A calque is an expression that is a literal translation of a foreign expression - a loan translation. Colm O Baoill, professor of Celtic at Aberdeen University, in the course of an essay in the superb Edinburgh History of the Scots Language (edited by Charles Jones, published by EUP at a price I, for one, can't afford - £140 sterling), teases out the phrase "to let on", to pretend, but in a negative construction "divulge" or "admit" (as in "Never let on . . . " in both Scots and English). In 12th-century Irish, and in the other two modern Gaelic languages, we find expressions of which "let on", meaning "pretend", is probably a calque.
The form of the preposition used for "on" in Middle Irish is the personal one (form, "on me", fair, "on him", etc.). Thus, leicid fair would mean "he lets on him"; now consider that Scots had the modern-sounding "he is not so daft as lets on him" in 1589. But the problem with saying with absolute certainty that "let on" reached Scots from Gaelic is a gap in the written evidence between the 12th century and 1589. The earliest instance of the negative use (which is not found in early Gaelic) dates from 1629: "Christ letteth not on him that hee either heareth or seeth me."
The Oxford Dictionary says of both usages that they are "original dialect and US English": it found that the earliest non-Scottish instances of "let on" are 1828 for the positive and 1848 for the negative usages, both from America's east coast. If I were Mr Paddy Power I would offer you very short odds indeed that the expression "let on' `reached English from Scots through medieval Irish; but modern Irish, operating through American English, may also be a claimant.

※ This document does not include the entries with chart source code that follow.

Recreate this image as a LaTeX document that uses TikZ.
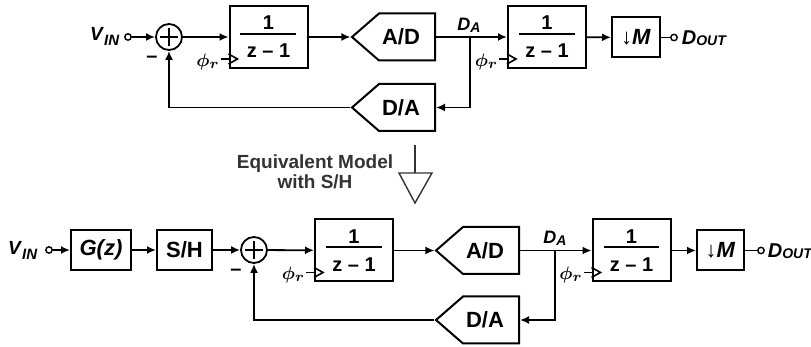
\documentclass[tikz,border=0pt]{standalone}
\usepackage{fontspec}
\setmainfont{Liberation Sans}
\usetikzlibrary{arrows.meta,shapes.symbols,positioning}

% 1/(z-1) with a heavy bar
\newcommand{\intf}{\vbox{\offinterlineskip
    \hbox to 28pt{\hfil 1\hfil}\kern1.5pt
    \hrule height 1pt width 28pt\kern4.5pt
    \hbox to 28pt{\hfil z -- 1\hfil}}}
\newcommand{\dnsym}{↓}
\newcommand{\lsub}[3]{\raisebox{-#1}{\fontsize{#2}{#2}\selectfont\itshape #3}}

\tikzset{
  integ/.style={draw,line width=1pt,minimum width=39pt,minimum height=31pt,inner sep=0pt,
    font=\bfseries\fontsize{10}{10}\selectfont},
  blk/.style={draw,line width=1pt,minimum height=20pt,inner sep=0pt,
    font=\bfseries\fontsize{11}{12}\selectfont},
  conv/.style={draw,line width=1pt,shape=signal,signal to=west,signal from=nowhere,
    signal pointer angle=82,minimum width=41.5pt,minimum height=23.5pt,inner sep=0pt,
    anchor=east,font=\bfseries\fontsize{11}{12}\selectfont},
  summer/.style={circle,draw,minimum size=13pt,inner sep=0pt,
    path picture={
      \draw[shorten <=2pt,shorten >=2pt] (path picture bounding box.north) -- (path picture bounding box.south);
      \draw[shorten <=2pt,shorten >=2pt] (path picture bounding box.west) -- (path picture bounding box.east);}},
  term/.style={circle,draw,line width=0.7pt,fill=white,minimum size=3.2pt,inner sep=0pt},
  lbl/.style={inner sep=0pt,font=\bfseries\fontsize{10}{10}\selectfont},
  dlbl/.style={inner sep=0pt,font=\bfseries\fontsize{9}{9}\selectfont},
  minus/.style={inner sep=0pt,font=\bfseries\fontsize{10}{10}\selectfont},
  phil/.style={inner sep=0pt,font=\fontsize{9.5}{10}\selectfont\boldmath},
}

\begin{document}
\begin{tikzpicture}[x=0.5pt,y=-0.5pt,line width=0.9pt,>={Latex[length=4.5pt,width=4pt]}]
    \useasboundingbox (0,0) rectangle (811,347);
    % original loop
    \node[lbl,anchor=base east,font=\bfseries\fontsize{9.5}{10}\selectfont] (vin1) at (120,41) {\textit{V}\lsub{2.5pt}{7.5}{IN}};
    \node[term] (tin1) at (128,37) {};
    \node[summer] (sum1) at (169,37) {};
    \node[minus] (neg1) at (152,59) {--};
    \node[integ] (int1) at (268.5,37) {\intf};
    \node[conv] (adc1) at (436,37) {\kern-3pt A/D\kern3pt};
    \node[conv] (dac1) at (436,107.5) {\kern-3pt D/A\kern3pt};
    \coordinate (da1) at (470,37);
    \node[dlbl,anchor=base] (dal1) at (469,31) {\textit{D}\lsub{1pt}{7}{A}};
    \node[integ] (int2) at (547,37) {\intf};
    \node[blk,minimum width=24pt] (dec1) at (636,37.5) {\dnsym\textit{M}};
    \node[term] (tout1) at (674,37.5) {};
    \node[lbl,anchor=base west] (dout1) at (681,44.5) {\textit{D}\lsub{0.5pt}{7}{OUT}};
    \draw[->] (tin1) -- (sum1);
    \draw[->] (sum1) -- (int1);
    \draw[->] (int1) -- (adc1.west);
    \draw[->] (adc1.east) -- (da1) -- (int2);
    \draw[->] (da1) |- (dac1.east);
    \draw[->] (dac1.west) -| (sum1.south);
    \draw[->] (int2) -- (dec1);
    \draw (dec1) -- (tout1);
    % equivalent model arrow
    \node[align=center,inner sep=0pt,text=black!80,
      font=\bfseries\fontsize{9.5}{9.8}\selectfont] (eqm) at (315,172) {Equivalent Model\\with S/H};
    \coordinate (ar0) at (415,145);
    \coordinate (ar1) at (415,173);
    \draw[black!80,line width=0.7pt] (ar0) -- (ar1);
    \draw[black!80,line width=0.7pt,line join=miter] (399,173) -- (432,173) -- (415,203) -- cycle;
    % model with S/H
    \node[lbl,anchor=base east,font=\bfseries\fontsize{9.5}{10}\selectfont] (vin2) at (38,255) {\textit{V}\lsub{2.5pt}{7.5}{IN}};
    \node[term] (tin2) at (49,250) {};
    \node[blk,minimum width=30pt] (gz) at (101,250) {\textit{G(z)}};
    \node[blk,minimum width=27.5pt] (sh) at (184.5,250) {S/H};
    \node[summer] (sum2) at (254,250) {};
    \node[minus] (neg2) at (236,272) {--};
    \node[integ] (int3) at (354,250.5) {\intf};
    \node[conv] (adc2) at (520,250.5) {\kern-3pt A/D\kern3pt};
    \node[conv] (dac2) at (520,320) {\kern-3pt D/A\kern3pt};
    \coordinate (da2) at (555,250.5);
    \node[dlbl,anchor=base] (dal2) at (555,244) {\textit{D}\lsub{1pt}{7}{A}};
    \node[integ] (int4) at (631.5,250.5) {\intf};
    \node[blk,minimum width=23.5pt] (dec2) at (720.5,250.5) {\dnsym\textit{M}};
    \node[term] (tout2) at (761,250.5) {};
    \node[lbl,anchor=base west] (dout2) at (767,257.5) {\textit{D}\lsub{0.5pt}{7}{OUT}};
    \draw[->] (tin2) -- (gz);
    \draw[->] (gz) -- (sh);
    \draw[->] (sh) -- (sum2);
    \draw[->] (sum2) -- (int3);
    \draw[->] (int3) -- (adc2.west);
    \draw[->] (adc2.east) -- (da2) -- (int4);
    \draw[->] (da2) |- (dac2.east);
    \draw[->] (dac2.west) -| (sum2.south);
    \draw[->] (int4) -- (dec2);
    \draw (dec2) -- (tout2);
    % clock inputs
    \foreach \n in {int1,int2,int3,int4} {
        \draw[line width=0.8pt] ([yshift=7.5pt]\n.south west) -- ++(4.5pt,-2.5pt) -- ++(-4.5pt,-2.5pt);
        \node[phil,anchor=east] (phi-\n) at ([xshift=-4pt,yshift=3.5pt]\n.south west) {$\phi_r$};
        \draw[line width=0.8pt] ([yshift=5pt]\n.south west) -- ++(-4pt,0);
    }
\end{tikzpicture}
\end{document}
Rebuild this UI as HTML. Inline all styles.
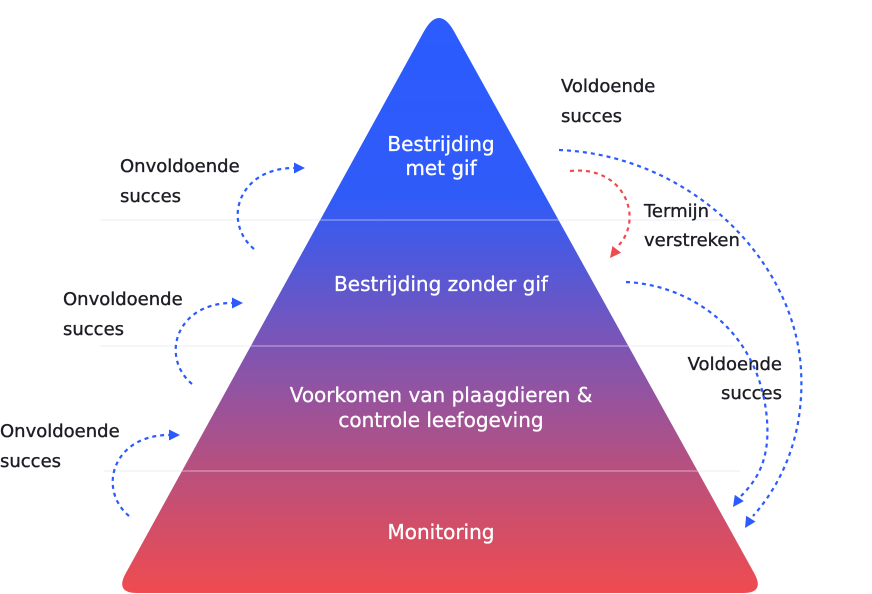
<!DOCTYPE html>
<html>
<head>
<meta charset="utf-8">
<style>
  html, body { margin: 0; padding: 0; background: #ffffff; }
  body { width: 872px; height: 594px; overflow: hidden; }
  svg { display: block; }
  .lbl { font-family: "DejaVu Sans", "Liberation Sans", sans-serif; font-size: 18px; fill: #1c1c24; stroke: #1c1c24; stroke-width: 0.35; }
  .in { font-family: "DejaVu Sans", "Liberation Sans", sans-serif; font-size: 20px; fill: #ffffff; stroke: #ffffff; stroke-width: 0.3; }
</style>
</head>
<body>
<svg width="872" height="594" viewBox="0 0 872 594" xmlns="http://www.w3.org/2000/svg">
  <defs>
    <linearGradient id="g" x1="0" y1="0" x2="0" y2="594" gradientUnits="userSpaceOnUse">
      <stop offset="0" stop-color="#2b5bff"/>
      <stop offset="0.33" stop-color="#2f5bf8"/>
      <stop offset="0.58" stop-color="#7c55b5"/>
      <stop offset="0.79" stop-color="#b8507e"/>
      <stop offset="1" stop-color="#f04b4f"/>
    </linearGradient>
    <clipPath id="tri">
      <path d="M137,593 L743,593 Q765,593 754.4,573.5 L454.4,32 Q439,4 423.6,32 L125.6,573.5 Q115,593 137,593 Z"/>
    </clipPath>
  </defs>

  <!-- faint outside guide lines -->
  <line x1="100" y1="220" x2="735" y2="220" stroke="#f2f3f7" stroke-width="1.5"/>
  <line x1="100" y1="346" x2="735" y2="346" stroke="#f2f3f7" stroke-width="1.5"/>
  <line x1="104" y1="471" x2="740" y2="471" stroke="#f2f3f7" stroke-width="1.5"/>

  <!-- pyramid -->
  <path d="M137,593 L743,593 Q765,593 754.4,573.5 L454.4,32 Q439,4 423.6,32 L125.6,573.5 Q115,593 137,593 Z" fill="url(#g)"/>
  <g clip-path="url(#tri)" stroke="#ffffff" stroke-opacity="0.35" stroke-width="1.6">
    <line x1="100" y1="220" x2="780" y2="220"/>
    <line x1="100" y1="346" x2="780" y2="346"/>
    <line x1="100" y1="471" x2="780" y2="471"/>
  </g>

  <!-- inner text -->
  <text class="in" x="441" y="151" text-anchor="middle">Bestrijding</text>
  <text class="in" x="441" y="175" text-anchor="middle">met gif</text>
  <text class="in" x="441" y="291" text-anchor="middle">Bestrijding zonder gif</text>
  <text class="in" x="441" y="402" text-anchor="middle">Voorkomen van plaagdieren &amp;</text>
  <text class="in" x="441" y="427" text-anchor="middle">controle leefogeving</text>
  <text class="in" x="441" y="539" text-anchor="middle">Monitoring</text>

  <!-- left labels -->
  <text class="lbl" x="120" y="172">Onvoldoende</text>
  <text class="lbl" x="120" y="202">succes</text>
  <text class="lbl" x="63" y="305">Onvoldoende</text>
  <text class="lbl" x="63" y="335">succes</text>
  <text class="lbl" x="0" y="437">Onvoldoende</text>
  <text class="lbl" x="0" y="467">succes</text>

  <!-- right labels -->
  <text class="lbl" x="561" y="92">Voldoende</text>
  <text class="lbl" x="561" y="122">succes</text>
  <text class="lbl" x="644" y="217">Termijn</text>
  <text class="lbl" x="644" y="246">verstreken</text>
  <text class="lbl" x="782" y="370" text-anchor="end">Voldoende</text>
  <text class="lbl" x="782" y="399" text-anchor="end">succes</text>

  <!-- left arrows (same shape, translated) -->
  <g>
    <path d="M254,249 C222,222 238,168 294,168" fill="none" stroke="#2b5bff" stroke-width="2.2" stroke-dasharray="4 4"/>
    <polygon points="305,168 294,162.5 294,173.5" fill="#2b5bff"/>
  </g>
  <g transform="translate(-62,135)">
    <path d="M254,249 C222,222 238,168 294,168" fill="none" stroke="#2b5bff" stroke-width="2.2" stroke-dasharray="4 4"/>
    <polygon points="305,168 294,162.5 294,173.5" fill="#2b5bff"/>
  </g>
  <g transform="translate(-125,267)">
    <path d="M254,249 C222,222 238,168 294,168" fill="none" stroke="#2b5bff" stroke-width="2.2" stroke-dasharray="4 4"/>
    <polygon points="305,168 294,162.5 294,173.5" fill="#2b5bff"/>
  </g>

  <!-- red arrow -->
  <path d="M570,171 C625,165 645,220 617,247" fill="none" stroke="#ef4a50" stroke-width="2.2" stroke-dasharray="4 4"/>
  <polygon points="0,0 -11,-5.5 -11,5.5" fill="#ef4a50" transform="translate(610,258) rotate(128)"/>

  <!-- big blue arrow -->
  <path d="M559,150 C690,155 795,260 801,370 C805,440 778,488 753,516" fill="none" stroke="#2b5bff" stroke-width="2.2" stroke-dasharray="4 4"/>
  <polygon points="0,0 -11,-5.5 -11,5.5" fill="#2b5bff" transform="translate(745,528) rotate(122)"/>

  <!-- middle blue arrow -->
  <path d="M626,282 C690,285 760,330 767,420 C770,460 757,480 741,496" fill="none" stroke="#2b5bff" stroke-width="2.2" stroke-dasharray="4 4"/>
  <polygon points="0,0 -11,-5.5 -11,5.5" fill="#2b5bff" transform="translate(733,507) rotate(125)"/>
</svg>
</body>
</html>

And how about the use of "and" in constructions such as these which I myself have heard: "You shouldn't be lifting things and you pregnant" (Ireland); "he drove the car and he drunk" (Galloway). "You were so good to come to see me and you so tired after your journey" (Lancashire). This use of agus "and" is found in all three Gaelic languages and in medieval Welsh too. It has been in Irish, Baoill reminds us in his masterly essay, since the 8th century.
The French calque means a tracing. You'll hear them by the score if you give a while in any part of rural Ireland. Our rich English is liberally garnished with them.